The general public may not know it yet, but his opponents are clearly aware that Mike Cooper of the Los Angeles Lakers is one of the best young guards in the National Basketball Association.

Cooper doesn't start for the Lakers. He plays behind Norman Nixon and Magic Johnson, and his statistics, by themselves, are wallpaper. When you average fewer than 10 points per game, even the call-in talk shows ignore you.

But even though Kareem Abdul-Jabbar and Johnson get 90 percent of the Lakers' publicity, Cooper is a young man who can make things happen. He's 6 ft. 6 in. tall, he can run and jump, and his defense is the quality of flypaper.

Yet in training camp the coaches were so unsure about Mike that for several weeks they couldn't decide whether to keep him or Ron Carter, who had played 46 games with the club a year ago.

Although Cooper had been the Lakers' third-round pick out of New Mexico in the 1978 college player draft, he logged only seven minutes with the club last season, because of a severe knee injury. And without much guard depth on the team, LA needed somebody this year who could play a lot of minutes behind Nixon and Johnson.

Cooper's chief competition was veteran Ron Boone, who had begun to slow down and really didn't fit in with the Lakers" running game, plus Carter, who had shown a lot of potential on offense.

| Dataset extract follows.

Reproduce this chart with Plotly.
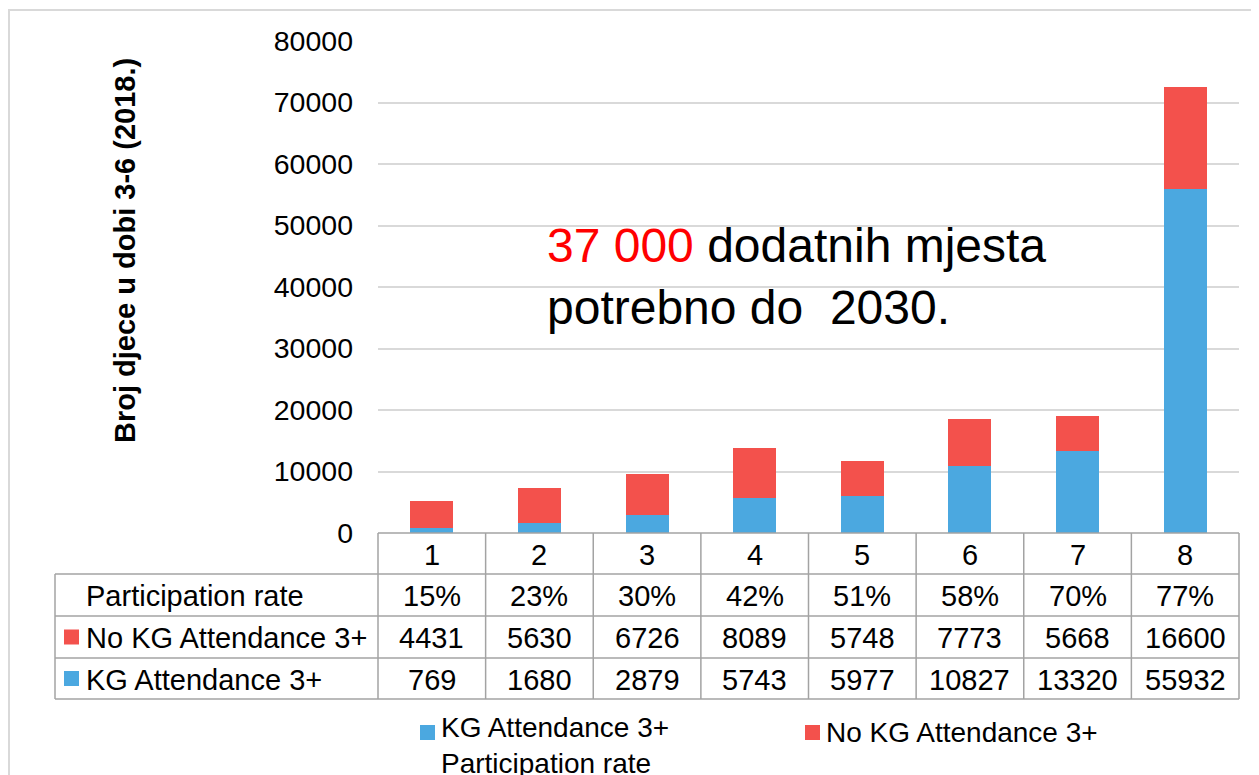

Cooper removed Carter from consideration by outshooting him in practice and by playing the best defense by a guard since the Lakers employed Jerry West. Then partway into the season, new Head Coach Jack McKinney eliminated Boone by trading him to Utah for power forward Spencer Haywood.

"When McKinney told me I was going to be the team's third guard, I tried not to show how much it meant to me, because I didn't want to come off looking like a little kid," Mike explained. "I was afraid that my whole game would get out of control if I didn't learn to handle my emotions.

"Nixon was a big help to me at the beginning because he'd been around for a couple of years and knew what to look for, especially on defense," Mike continued. "He also helped my scoring average by getting the ball to me on the break. After that, with my spee, it wasn't too tough getting away from the man guarding me and making the basket."

When Johnson was injured in the third game of the season, McKinney started Boone in the team's next game. But when Ron played poorly, Cooper started the next two, scoring a total of 36 points while putting handcuffs on Seattle's Dennis Johnson and Utah's Pete Maravich, now with the Boston Celtics.

since the Cooper has started several more games for the Lakers (always when Johnson was hurt) and played well. On the break, Mike has two speeds -- fast and where did he go?

Defensively Cooper can run with anybody and has superquick hands and the kind of anticipation found only in people more interested in stopping others from scoring than in scoring themselves.

"Having someone who can substitute for both Nixon and Johnson without any reduction in our running game has been one of the reasons we've been able to win so often on the road this year," said interim coach Paul Westhead, who has run the team most of the season while McKinney has been recovering from an injury. "Mike is simply one of those people who can come in off the bench and quickly adjust to almost any situation.

"Although we bring in Cooper sometimes to cool off a particular opposing guard with his defense, he now has just as much talent offensively," Westhead added. "With a lot of teams in this league Mike would be a starter. But his special value to us is having him available whenever we need a lift off the bench."